**GIVEN PROBLEM**
Only the lines from the one containing "Give me the Plotly source for this chart." through the one containing "fig = go.Figure()" should be duplicated, exactly as they appear. Pictures are to be left out.

**INPUT DATA**
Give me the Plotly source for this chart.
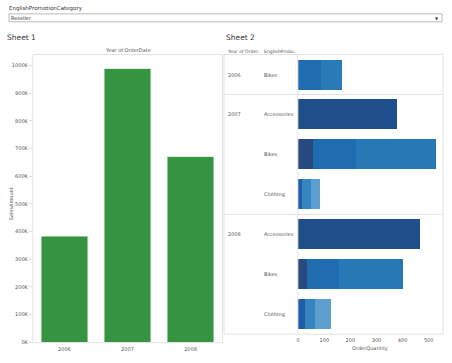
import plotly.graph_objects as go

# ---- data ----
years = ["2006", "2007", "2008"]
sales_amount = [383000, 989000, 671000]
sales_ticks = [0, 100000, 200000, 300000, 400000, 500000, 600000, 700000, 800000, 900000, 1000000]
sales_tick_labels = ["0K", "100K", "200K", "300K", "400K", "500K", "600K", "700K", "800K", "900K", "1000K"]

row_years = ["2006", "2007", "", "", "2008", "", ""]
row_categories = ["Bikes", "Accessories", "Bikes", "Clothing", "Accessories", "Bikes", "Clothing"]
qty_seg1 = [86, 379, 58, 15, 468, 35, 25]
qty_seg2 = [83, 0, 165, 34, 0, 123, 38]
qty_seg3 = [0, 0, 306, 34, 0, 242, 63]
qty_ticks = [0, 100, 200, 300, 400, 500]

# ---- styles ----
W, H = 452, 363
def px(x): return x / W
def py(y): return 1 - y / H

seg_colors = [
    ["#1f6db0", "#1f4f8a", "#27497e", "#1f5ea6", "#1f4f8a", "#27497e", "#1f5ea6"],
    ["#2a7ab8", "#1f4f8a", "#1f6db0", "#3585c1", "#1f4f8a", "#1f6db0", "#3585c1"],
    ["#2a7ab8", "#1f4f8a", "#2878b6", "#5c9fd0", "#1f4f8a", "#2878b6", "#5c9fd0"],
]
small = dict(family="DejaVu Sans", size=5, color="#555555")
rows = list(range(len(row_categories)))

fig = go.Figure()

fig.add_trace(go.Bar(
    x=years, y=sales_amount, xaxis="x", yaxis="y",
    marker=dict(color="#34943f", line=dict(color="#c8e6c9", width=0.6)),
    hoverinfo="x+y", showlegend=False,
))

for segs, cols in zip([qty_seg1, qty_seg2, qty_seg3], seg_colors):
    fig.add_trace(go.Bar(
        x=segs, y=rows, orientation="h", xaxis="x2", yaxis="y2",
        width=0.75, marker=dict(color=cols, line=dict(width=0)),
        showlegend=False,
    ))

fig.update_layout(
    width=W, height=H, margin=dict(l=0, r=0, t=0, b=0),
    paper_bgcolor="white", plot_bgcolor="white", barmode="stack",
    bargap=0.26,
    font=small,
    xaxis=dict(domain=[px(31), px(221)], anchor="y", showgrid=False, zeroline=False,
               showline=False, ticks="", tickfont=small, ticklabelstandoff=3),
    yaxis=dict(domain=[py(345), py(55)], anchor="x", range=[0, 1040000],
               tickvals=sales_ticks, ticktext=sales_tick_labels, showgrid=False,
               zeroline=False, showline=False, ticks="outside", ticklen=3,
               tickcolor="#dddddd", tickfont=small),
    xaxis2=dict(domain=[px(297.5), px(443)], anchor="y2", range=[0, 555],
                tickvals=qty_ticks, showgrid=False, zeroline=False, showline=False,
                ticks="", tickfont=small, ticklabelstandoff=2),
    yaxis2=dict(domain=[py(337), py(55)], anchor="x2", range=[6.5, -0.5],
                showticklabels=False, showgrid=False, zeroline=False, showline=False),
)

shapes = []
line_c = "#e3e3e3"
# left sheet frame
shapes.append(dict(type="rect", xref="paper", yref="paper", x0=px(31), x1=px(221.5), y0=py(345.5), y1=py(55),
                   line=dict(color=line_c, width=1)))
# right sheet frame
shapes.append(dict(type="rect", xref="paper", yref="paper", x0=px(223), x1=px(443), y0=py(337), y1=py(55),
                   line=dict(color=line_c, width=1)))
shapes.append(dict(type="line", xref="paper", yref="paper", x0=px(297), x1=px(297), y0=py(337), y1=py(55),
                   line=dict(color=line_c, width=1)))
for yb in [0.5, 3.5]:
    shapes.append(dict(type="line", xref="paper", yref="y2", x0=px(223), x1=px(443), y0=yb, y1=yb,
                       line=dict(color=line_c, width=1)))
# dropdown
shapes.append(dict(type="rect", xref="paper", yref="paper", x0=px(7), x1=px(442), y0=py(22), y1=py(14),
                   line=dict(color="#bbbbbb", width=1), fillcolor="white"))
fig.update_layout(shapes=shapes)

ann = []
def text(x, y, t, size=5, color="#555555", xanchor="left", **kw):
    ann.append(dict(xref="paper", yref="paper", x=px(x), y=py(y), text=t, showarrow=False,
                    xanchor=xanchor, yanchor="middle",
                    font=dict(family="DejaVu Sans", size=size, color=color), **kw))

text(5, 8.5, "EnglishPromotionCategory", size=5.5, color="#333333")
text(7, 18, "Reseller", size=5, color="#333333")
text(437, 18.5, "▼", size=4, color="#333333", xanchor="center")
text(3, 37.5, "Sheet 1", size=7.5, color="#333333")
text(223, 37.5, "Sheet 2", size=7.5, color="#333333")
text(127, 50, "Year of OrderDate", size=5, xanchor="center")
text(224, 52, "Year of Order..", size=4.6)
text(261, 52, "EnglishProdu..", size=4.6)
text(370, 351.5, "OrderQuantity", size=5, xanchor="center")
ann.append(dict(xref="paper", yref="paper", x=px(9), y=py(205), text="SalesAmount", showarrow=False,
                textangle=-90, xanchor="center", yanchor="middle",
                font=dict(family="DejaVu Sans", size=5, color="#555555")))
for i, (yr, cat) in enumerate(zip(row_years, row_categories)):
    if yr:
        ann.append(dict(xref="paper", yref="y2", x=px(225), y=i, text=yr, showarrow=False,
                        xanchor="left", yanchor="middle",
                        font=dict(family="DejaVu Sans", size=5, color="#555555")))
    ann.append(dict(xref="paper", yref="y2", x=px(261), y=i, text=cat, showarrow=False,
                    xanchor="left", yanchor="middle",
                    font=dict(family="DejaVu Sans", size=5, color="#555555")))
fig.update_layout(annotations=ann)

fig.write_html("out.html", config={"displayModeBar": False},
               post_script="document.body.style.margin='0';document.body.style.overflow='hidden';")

* * *

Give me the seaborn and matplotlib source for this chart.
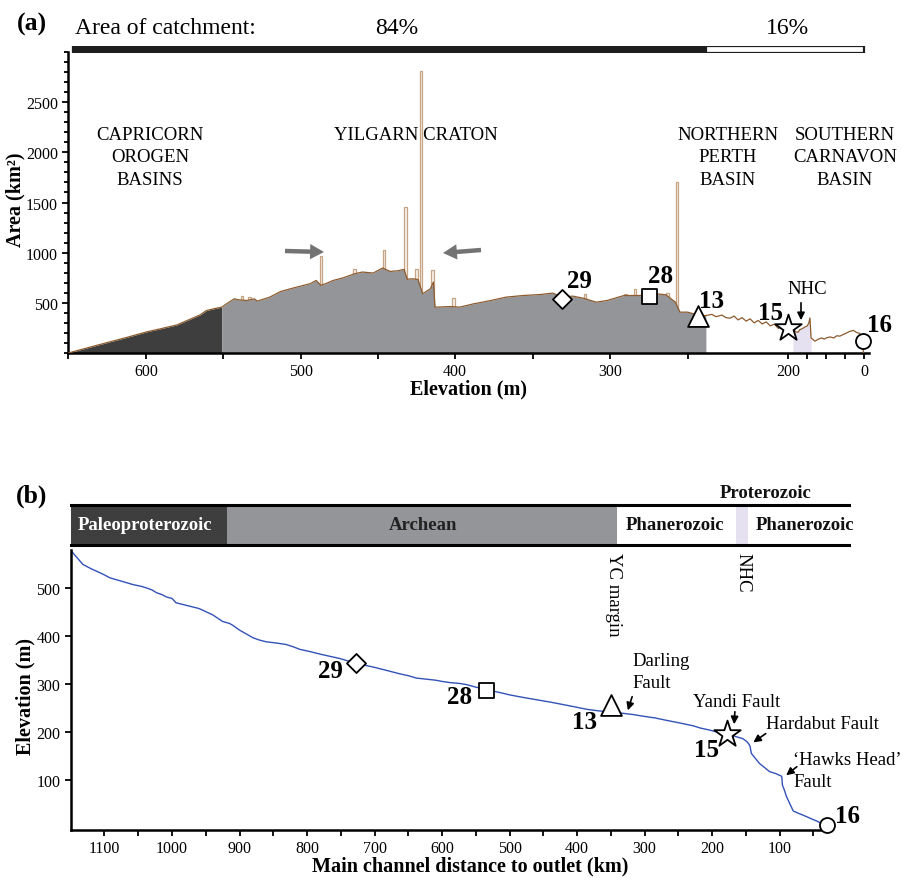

**EXPECTED ANSWER**
Give me the Plotly source for this chart.
import plotly.graph_objects as go

# ---- data ----
years = ["2006", "2007", "2008"]
sales_amount = [383000, 989000, 671000]
sales_ticks = [0, 100000, 200000, 300000, 400000, 500000, 600000, 700000, 800000, 900000, 1000000]
sales_tick_labels = ["0K", "100K", "200K", "300K", "400K", "500K", "600K", "700K", "800K", "900K", "1000K"]

row_years = ["2006", "2007", "", "", "2008", "", ""]
row_categories = ["Bikes", "Accessories", "Bikes", "Clothing", "Accessories", "Bikes", "Clothing"]
qty_seg1 = [86, 379, 58, 15, 468, 35, 25]
qty_seg2 = [83, 0, 165, 34, 0, 123, 38]
qty_seg3 = [0, 0, 306, 34, 0, 242, 63]
qty_ticks = [0, 100, 200, 300, 400, 500]

# ---- styles ----
W, H = 452, 363
def px(x): return x / W
def py(y): return 1 - y / H

seg_colors = [
    ["#1f6db0", "#1f4f8a", "#27497e", "#1f5ea6", "#1f4f8a", "#27497e", "#1f5ea6"],
    ["#2a7ab8", "#1f4f8a", "#1f6db0", "#3585c1", "#1f4f8a", "#1f6db0", "#3585c1"],
    ["#2a7ab8", "#1f4f8a", "#2878b6", "#5c9fd0", "#1f4f8a", "#2878b6", "#5c9fd0"],
]
small = dict(family="DejaVu Sans", size=5, color="#555555")
rows = list(range(len(row_categories)))

fig = go.Figure()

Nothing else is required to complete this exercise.